## To be done
Write the listing below out again exactly, dropping the images.

***** Information supplied

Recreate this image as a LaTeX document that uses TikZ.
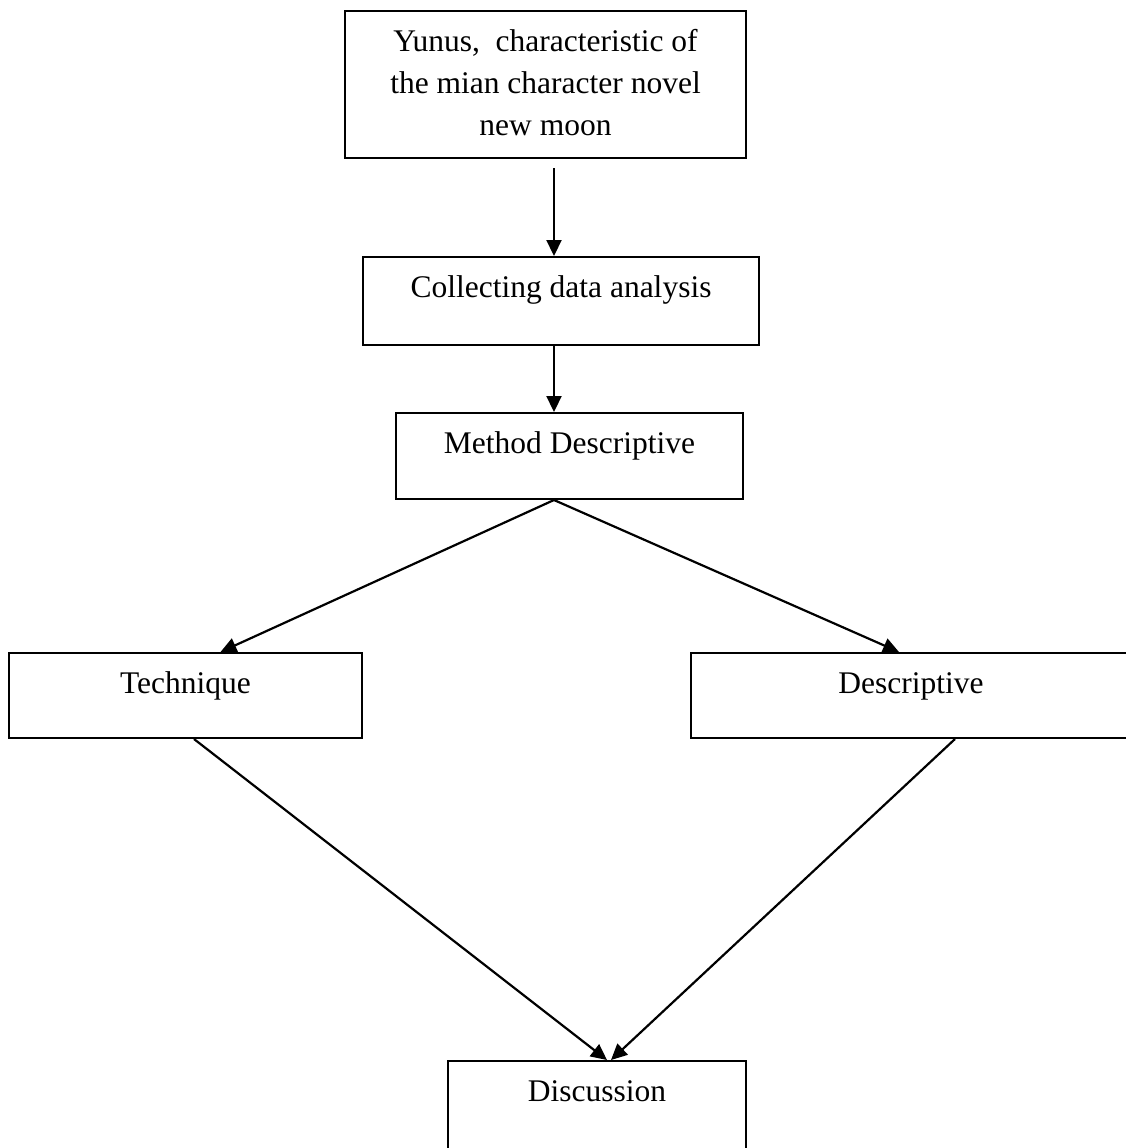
\documentclass[tikz,border=0pt]{standalone}
\usepackage{fontspec}
\setmainfont{Liberation Serif}
\usetikzlibrary{arrows.meta,calc}
\tikzset{
  box/.style={draw, line width=1pt, inner sep=0pt, anchor=north west, text height=20pt},
  arr/.style={line width=1.1pt, -{Triangle[length=8pt,width=7.5pt]}}
}
\begin{document}
\begin{tikzpicture}[x=0.5pt,y=-0.5pt,font=\fontsize{15.75}{21}\selectfont]
    \useasboundingbox (0,0) rectangle (1126,1148);
    % boxes, placed by their top left corners
    \node[box, minimum width=200.5pt, text depth=53.5pt] (yunus) at (344,10)
        {\parbox[t]{200pt}{\centering Yunus,~ characteristic of\\ the mian character novel\\ new moon}};
    \node[box, minimum width=198pt, text depth=24pt] (collect) at (362,256) {Collecting data analysis};
    \node[box, minimum width=173.5pt, text depth=23pt] (method) at (395,412) {Method Descriptive};
    \node[box, minimum width=176.5pt, text depth=22.5pt] (tech) at (8,652) {Technique};
    \node[box, minimum width=220pt, text depth=22.5pt] (desc) at (690,652) {Descriptive};
    \node[box, minimum width=149pt, text depth=25pt] (disc) at (447,1060) {Discussion};
    % arrows
    \coordinate (mid) at (554,0);
    \draw[arr] ($(yunus.south -| mid)+(0,9)$) -- (collect.north -| mid);
    \draw[arr] (collect.south -| mid) -- (method.north -| mid);
    \draw[arr] (method.south -| mid) -- ($(tech.north)+(35,0)$);
    \draw[arr] (method.south -| mid) -- ($(desc.north)+(-12,0)$);
    \draw[arr] ($(tech.south)+(8.5,0)$) -- ($(disc.north)+(10,0)$);
    \draw[arr] ($(desc.south)+(44,0)$) -- ($(disc.north)+(14,0)$);
\end{tikzpicture}
\end{document}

**********

## Result
Recreate this image as a LaTeX document that uses TikZ.
\documentclass[tikz,border=0pt]{standalone}
\usepackage{fontspec}
\setmainfont{Liberation Serif}
\usetikzlibrary{arrows.meta,calc}
\tikzset{
  box/.style={draw, line width=1pt, inner sep=0pt, anchor=north west, text height=20pt},
  arr/.style={line width=1.1pt, -{Triangle[length=8pt,width=7.5pt]}}
}
\begin{document}
\begin{tikzpicture}[x=0.5pt,y=-0.5pt,font=\fontsize{15.75}{21}\selectfont]
    \useasboundingbox (0,0) rectangle (1126,1148);
    % boxes, placed by their top left corners
    \node[box, minimum width=200.5pt, text depth=53.5pt] (yunus) at (344,10)
        {\parbox[t]{200pt}{\centering Yunus,~ characteristic of\\ the mian character novel\\ new moon}};
    \node[box, minimum width=198pt, text depth=24pt] (collect) at (362,256) {Collecting data analysis};
    \node[box, minimum width=173.5pt, text depth=23pt] (method) at (395,412) {Method Descriptive};
    \node[box, minimum width=176.5pt, text depth=22.5pt] (tech) at (8,652) {Technique};
    \node[box, minimum width=220pt, text depth=22.5pt] (desc) at (690,652) {Descriptive};
    \node[box, minimum width=149pt, text depth=25pt] (disc) at (447,1060) {Discussion};
    % arrows
    \coordinate (mid) at (554,0);
    \draw[arr] ($(yunus.south -| mid)+(0,9)$) -- (collect.north -| mid);
    \draw[arr] (collect.south -| mid) -- (method.north -| mid);
    \draw[arr] (method.south -| mid) -- ($(tech.north)+(35,0)$);
    \draw[arr] (method.south -| mid) -- ($(desc.north)+(-12,0)$);
    \draw[arr] ($(tech.south)+(8.5,0)$) -- ($(disc.north)+(10,0)$);
    \draw[arr] ($(desc.south)+(44,0)$) -- ($(disc.north)+(14,0)$);
\end{tikzpicture}
\end{document}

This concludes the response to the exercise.